Tesla’s Battery Day revealed their plans to improve EV costs and performance, including localisation and expansion of manufacturing facilities, battery technology advancements and further vertical integration upstream into raw materials. In Galaxy’s view these plans are positive for the industry and support the inevitable EV-led lithium demand surge.
Tesla plans to meet significant EV demand growth by increasing their battery manufacturing capacity, targeting 3TWhr by 2030 (vs ~100MWhr today). This capacity, for Tesla alone, implies over ~13x the volume of lithium consumed by the battery industry globally and ~ 8x total worldwide production in 2019. Additionally, all other major global automakers remain committed to electrifying their fleets to meet forecast EV demand and reduce carbon emissions.

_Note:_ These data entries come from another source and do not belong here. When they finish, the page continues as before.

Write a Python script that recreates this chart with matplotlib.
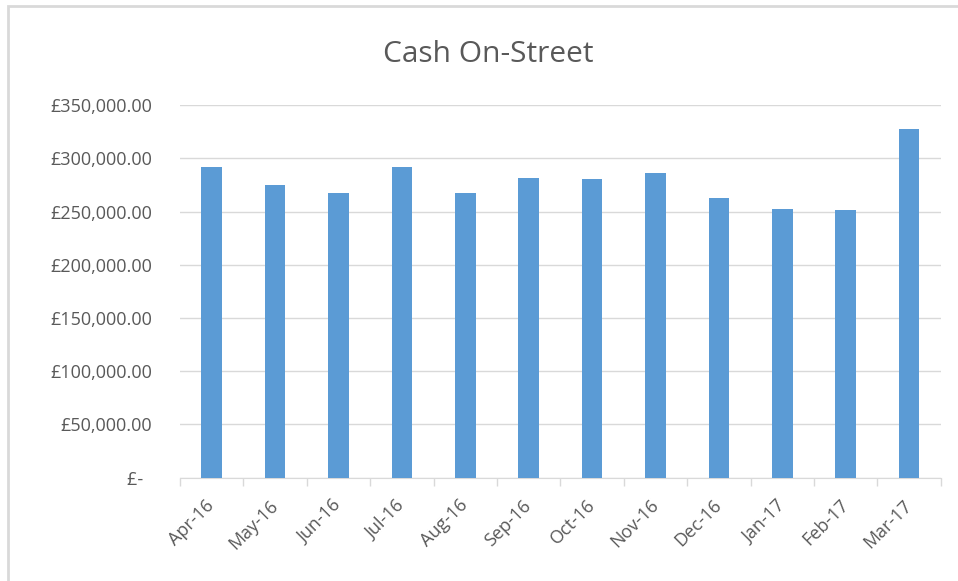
import matplotlib.pyplot as plt
from matplotlib.patches import Rectangle
from matplotlib.ticker import FuncFormatter, MultipleLocator
import numpy as np

months = ["Apr-16", "May-16", "Jun-16", "Jul-16", "Aug-16", "Sep-16",
          "Oct-16", "Nov-16", "Dec-16", "Jan-17", "Feb-17", "Mar-17"]
cash = [291700, 274800, 267300, 291700, 267300, 282000,
        280500, 286700, 262600, 252800, 251600, 327400]

plt.rcParams["font.family"] = ["Open Sans", "DejaVu Sans"]
grey = "#595959"
light = "#d9d9d9"

fig = plt.figure(figsize=(9.58, 5.81), dpi=100)
ax = fig.add_axes([0.1879, 0.1778, 0.982 - 0.1879, 0.8188 - 0.1778])

# chart border (right and bottom edges fall outside the picture)
fig.patches.append(Rectangle((8 / 958, -0.1), 2, 0.1 + 1 - 6 / 581, transform=fig.transFigure,
                             fill=False, edgecolor=light, linewidth=2))

x = np.arange(len(months))
ax.bar(x, cash, width=0.325, color="#5b9bd5", zorder=3)

ax.set_xlim(-0.5, len(months) - 0.5)
ax.set_ylim(0, 350000)
ax.yaxis.set_major_locator(MultipleLocator(50000))


def money(v, pos):
    if v == 0:
        return "£-  "
    return "£{:,.2f}".format(v)


ax.yaxis.set_major_formatter(FuncFormatter(money))
ax.grid(axis="y", color=light, linewidth=1, zorder=0)
ax.tick_params(axis="y", length=0, pad=20, labelsize=13, labelcolor=grey)

ax.set_xticks(x)
ax.set_xticklabels(months, rotation=45, ha="right", va="center", rotation_mode="anchor")
ax.set_xticks(np.arange(-0.5, len(months)), minor=True)
ax.tick_params(axis="x", which="major", length=0, pad=18, labelsize=13, labelcolor=grey)
ax.tick_params(axis="x", which="minor", length=6, color=light, width=1)

for s in ["top", "right", "left"]:
    ax.spines[s].set_visible(False)
ax.spines["bottom"].set_color(light)

fig.text(0.5094, 1 - 61.7 / 581, "Cash On-Street", ha="center", va="baseline",
         fontsize=21.5, color=grey)

fig.savefig("out.png", dpi=100)
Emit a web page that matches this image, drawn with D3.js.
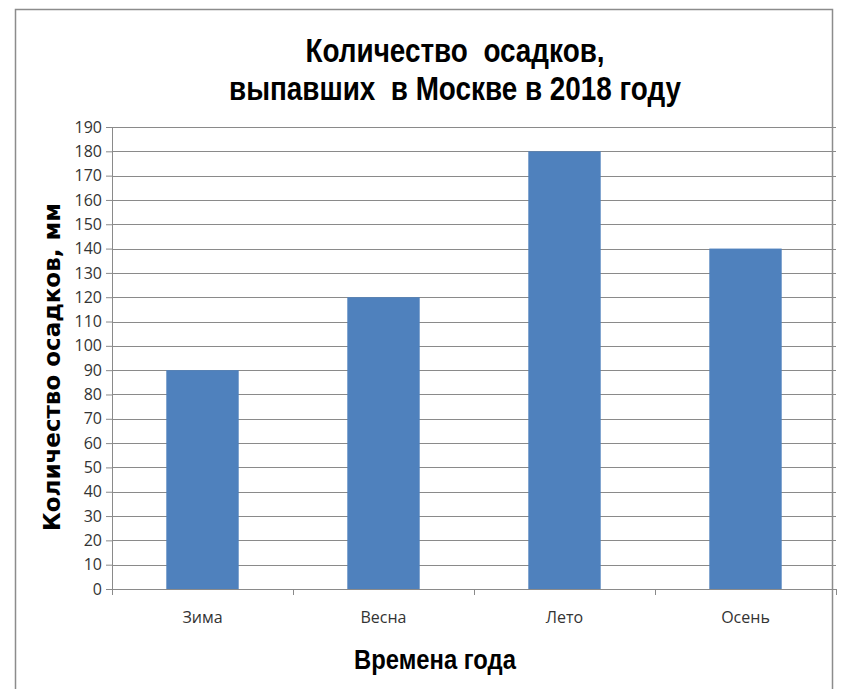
<!DOCTYPE html>
<html>
<head>
<meta charset="UTF-8">
<script src="https://d3js.org/d3.v7.min.js"></script>
<style>
  body { margin: 0; background: #fff; }
</style>
</head>
<body>
<svg width="841" height="689"></svg>
<script>
    // данные
    var seasons = ["Зима", "Весна", "Лето", "Осень"];
    var precip = [90, 120, 180, 140];
    var yTicks = d3.range(0, 200, 10);
    var titleLines = ["Количество  осадков,", "выпавших  в Москве в 2018 году"];
    var yTitle = "Количество осадков, мм";
    var xTitle = "Времена года";

    var svg = d3.select("svg");
    var marge = {top: 127, left: 112};
    var innerW = 836 - marge.left;
    var innerH = 589 - marge.top;

    // рамка диаграммы
    svg.append("path")
        .attr("d", "M15.5,700 V9.5 H832.5 V700")
        .attr("fill", "none")
        .attr("stroke", "#8c8c8c")
        .attr("stroke-width", 1.5);

    var g = svg.append("g")
        .attr("transform", "translate(" + marge.left + "," + marge.top + ")");

    var xScale = d3.scaleBand()
        .domain(seasons)
        .range([0, innerW])
        .paddingInner(0.6)
        .paddingOuter(0.3);
    var yScale = d3.scaleLinear()
        .domain([0, 190])
        .range([innerH, 0]);

    // сетка
    g.append("g")
        .selectAll("line")
        .data(yTicks.filter(function(d){ return d > 0; }))
        .enter().append("line")
        .attr("x1", 0)
        .attr("x2", innerW)
        .attr("y1", function(d){ return Math.round(yScale(d)) + 0.5; })
        .attr("y2", function(d){ return Math.round(yScale(d)) + 0.5; })
        .attr("stroke", "#8a8a8a")
        .attr("stroke-width", 1);

    // столбцы
    g.selectAll(".bar")
        .data(precip)
        .enter().append("rect")
        .attr("class", "bar")
        .attr("x", function(d, i){ return xScale(seasons[i]); })
        .attr("width", xScale.bandwidth())
        .attr("y", function(d){ return yScale(d); })
        .attr("height", function(d){ return innerH - yScale(d); })
        .attr("fill", "#4f81bd");

    // ось Y
    var yAxis = d3.axisLeft(yScale)
        .tickValues(yTicks)
        .tickSize(6)
        .tickPadding(4)
        .tickFormat(d3.format("d"));
    var ya = g.append("g").call(yAxis);
    ya.select(".domain").attr("stroke", "#8a8a8a");
    ya.selectAll(".tick line").attr("stroke", "#8a8a8a");
    ya.selectAll("text")
        .attr("fill", "#333")
        .style("font-family", "'Open Sans', sans-serif")
        .style("font-size", "16px");

    // ось X
    var step = innerW / seasons.length;
    var xa = g.append("g").attr("transform", "translate(0," + innerH + ")");
    xa.append("line")
        .attr("x1", 0).attr("x2", innerW)
        .attr("y1", 0.5).attr("y2", 0.5)
        .attr("stroke", "#8a8a8a");
    xa.selectAll(".xt")
        .data(d3.range(seasons.length + 1))
        .enter().append("line")
        .attr("x1", function(i){ return Math.round(i * step) + 0.5; })
        .attr("x2", function(i){ return Math.round(i * step) + 0.5; })
        .attr("y1", 0).attr("y2", 6)
        .attr("stroke", "#8a8a8a");
    xa.selectAll(".xl")
        .data(seasons)
        .enter().append("text")
        .attr("x", function(d){ return xScale(d) + xScale.bandwidth() / 2; })
        .attr("y", 34)
        .attr("text-anchor", "middle")
        .attr("fill", "#333")
        .style("font-family", "'Open Sans', sans-serif")
        .style("font-size", "16px")
        .text(function(d){ return d; });

    // заголовок (узкий шрифт — сжимаем по горизонтали)
    svg.append("g")
        .attr("transform", "translate(455,0) scale(0.82,1)")
        .append("text")
        .attr("text-anchor", "middle")
        .style("font-family", "'Liberation Sans', Arial, sans-serif")
        .style("font-weight", "bold")
        .style("font-size", "34px")
        .selectAll("tspan")
        .data(titleLines)
        .enter().append("tspan")
        .attr("x", 0)
        .attr("y", function(d, i){ return 62 + i * 38; })
        .style("white-space", "pre")
        .text(function(d){ return d; });

    // подписи осей
    svg.append("text")
        .attr("transform", "translate(60,367) rotate(-90)")
        .attr("text-anchor", "middle")
        .style("font-family", "'DejaVu Sans', Verdana, sans-serif")
        .style("font-weight", "bold")
        .style("font-size", "23px")
        .text(yTitle);

    svg.append("g")
        .attr("transform", "translate(435,669) scale(0.85,1)")
        .append("text")
        .attr("text-anchor", "middle")
        .style("font-family", "'Liberation Sans', Arial, sans-serif")
        .style("font-weight", "bold")
        .style("font-size", "28px")
        .text(xTitle);
</script>
</body>
</html>
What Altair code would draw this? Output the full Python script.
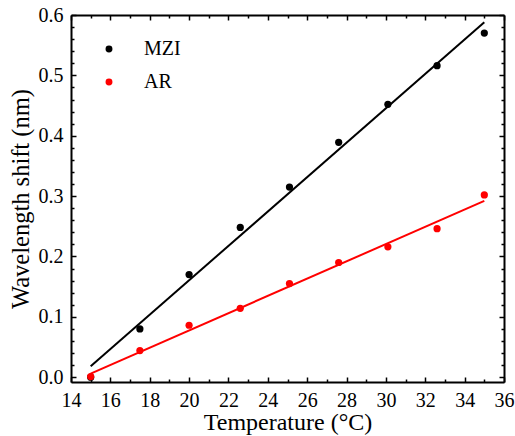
import altair as alt
import pandas as pd

# ---- data ----
temps = [15, 17.5, 20, 22.6, 25.1, 27.6, 30.1, 32.6, 35]
mzi = [0.0, 0.080, 0.170, 0.248, 0.315, 0.389, 0.452, 0.516, 0.570]
ar = [0.001, 0.044, 0.086, 0.114, 0.155, 0.190, 0.216, 0.246, 0.302]
fit_temps = [15, 35]
mzi_fit = [0.018, 0.588]
ar_fit = [0.006, 0.292]
series_names = ["MZI", "AR"]
series_colors = ["black", "red"]

x_major = [14, 16, 18, 20, 22, 24, 26, 28, 30, 32, 34, 36]
x_minor = [15, 17, 19, 21, 23, 25, 27, 29, 31, 33, 35]
y_major = [0.0, 0.1, 0.2, 0.3, 0.4, 0.5, 0.6]
y_minor = [0.02, 0.04, 0.06, 0.08, 0.12, 0.14, 0.16, 0.18, 0.22, 0.24, 0.26, 0.28,
           0.32, 0.34, 0.36, 0.38, 0.42, 0.44, 0.46, 0.48, 0.52, 0.54, 0.56, 0.58]

W, H = 433, 367
FONT = "Liberation Serif"

pts = pd.DataFrame({
    "temp": temps * 2,
    "shift": mzi + ar,
    "series": ["MZI"] * len(temps) + ["AR"] * len(temps),
})
fits = pd.DataFrame({
    "temp": fit_temps * 2,
    "shift": mzi_fit + ar_fit,
    "series": ["MZI"] * 2 + ["AR"] * 2,
})

xs = alt.Scale(domain=[14, 36], nice=False, zero=False)
ys = alt.Scale(domain=[-0.008, 0.6], nice=False, zero=False)
cs = alt.Scale(domain=series_names, range=series_colors)

main_x = alt.Axis(orient="bottom", values=x_major, format="d", ticks=False,
                  domain=True, domainWidth=2, domainColor="black", grid=False,
                  labelFlush=False, labelOverlap=False,
                  labelFont=FONT, labelFontSize=20, labelColor="black", labelPadding=8,
                  title="Temperature (°C)", titleFont=FONT, titleFontSize=24,
                  titleFontWeight="normal", titleColor="black", titlePadding=0)
main_y = alt.Axis(orient="left", values=y_major, format=".1f", ticks=False,
                  domain=True, domainWidth=2, domainColor="black", grid=False,
                  labelFlush=False, labelOverlap=False,
                  labelFont=FONT, labelFontSize=20, labelColor="black", labelPadding=8,
                  title="Wavelength shift (nm)", titleFont=FONT, titleFontSize=24.5,
                  titleFontWeight="normal", titleColor="black", titlePadding=5)

legend = alt.Legend(orient="none", legendX=28, legendY=24, title=None,
                    labelFont=FONT, labelFontSize=20, labelColor="black",
                    symbolType="circle", symbolSize=48, symbolStrokeWidth=0,
                    rowPadding=13, labelOffset=25, padding=0)

lines = alt.Chart(fits).mark_line(strokeWidth=2).encode(
    x=alt.X("temp:Q", scale=xs, axis=main_x),
    y=alt.Y("shift:Q", scale=ys, axis=main_y),
    color=alt.Color("series:N", scale=cs, sort=series_names, legend=legend),
    detail="series:N",
)

points = alt.Chart(pts).mark_circle(size=52, opacity=1).encode(
    x=alt.X("temp:Q", scale=xs, axis=None),
    y=alt.Y("shift:Q", scale=ys, axis=None),
    color=alt.Color("series:N", scale=cs, sort=series_names, legend=legend),
    order=alt.Order("order:Q"),
).transform_calculate(order="datum.series == 'AR' ? 1 : 0")


def tick_layer(xorient, yorient, xvals, yvals, size, with_domain):
    ax = alt.Axis(orient=xorient, offset=-H, values=xvals, labels=False, ticks=True,
                  tickSize=size, tickWidth=1.5, tickColor="black", domain=with_domain,
                  domainWidth=2, domainColor="black", grid=False, title=None)
    ay = alt.Axis(orient=yorient, offset=-W, values=yvals, labels=False, ticks=True,
                  tickSize=size, tickWidth=1.5, tickColor="black", domain=with_domain,
                  domainWidth=2, domainColor="black", grid=False, title=None)
    return alt.Chart(pts).mark_point(opacity=0).encode(
        x=alt.X("temp:Q", scale=xs, axis=ax),
        y=alt.Y("shift:Q", scale=ys, axis=ay),
    )


layers = [
    lines,
    points,
    tick_layer("top", "right", x_major, y_major, 5, False),   # inward ticks, bottom & left
    tick_layer("top", "right", x_minor, y_minor, 3, False),
    tick_layer("bottom", "left", x_major, y_major, 5, True),  # top & right frame + inward ticks
    tick_layer("bottom", "left", x_minor, y_minor, 3, False),
]

chart = alt.layer(*layers).resolve_axis(x="independent", y="independent").properties(
    width=W, height=H,
    autosize=alt.AutoSizeParams(type="none"),
    padding={"left": 71, "top": 15, "right": 11, "bottom": 54},
).configure_view(stroke=None).configure(background="white")

chart.save("out.html", embed_options={"renderer": "svg", "actions": False})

Tesla’s battery technology advancements on both the anode and cathode side remain positive for lithium demand. Irrespective of the changes in chemistry and mix at the cell level, lithium continues to be the core element of rechargeable batteries.
Further, sedimentary deposits, including lithium extraction from clay, present significant technological challenges in becoming economically viable to produce at a meaningful commercial scale. It is expected that conventional brine and hard rock lithium production will continue to dominate market share of supply in the coming decade.
Global lithium demand growth remains attractive in the long term, however the level of global production supply required to meet forecast growth from both Tesla and the rest of the world is challenged in the near to medium term. This is due to the lack of current capital investment in raw materials, presenting a looming structural supply deficit.
Galaxy is well positioned to advance its portfolio of world-class lithium deposits to take advantage of the forecast lithium demand surge and fuel an electrical revolution in transportation led by Tesla.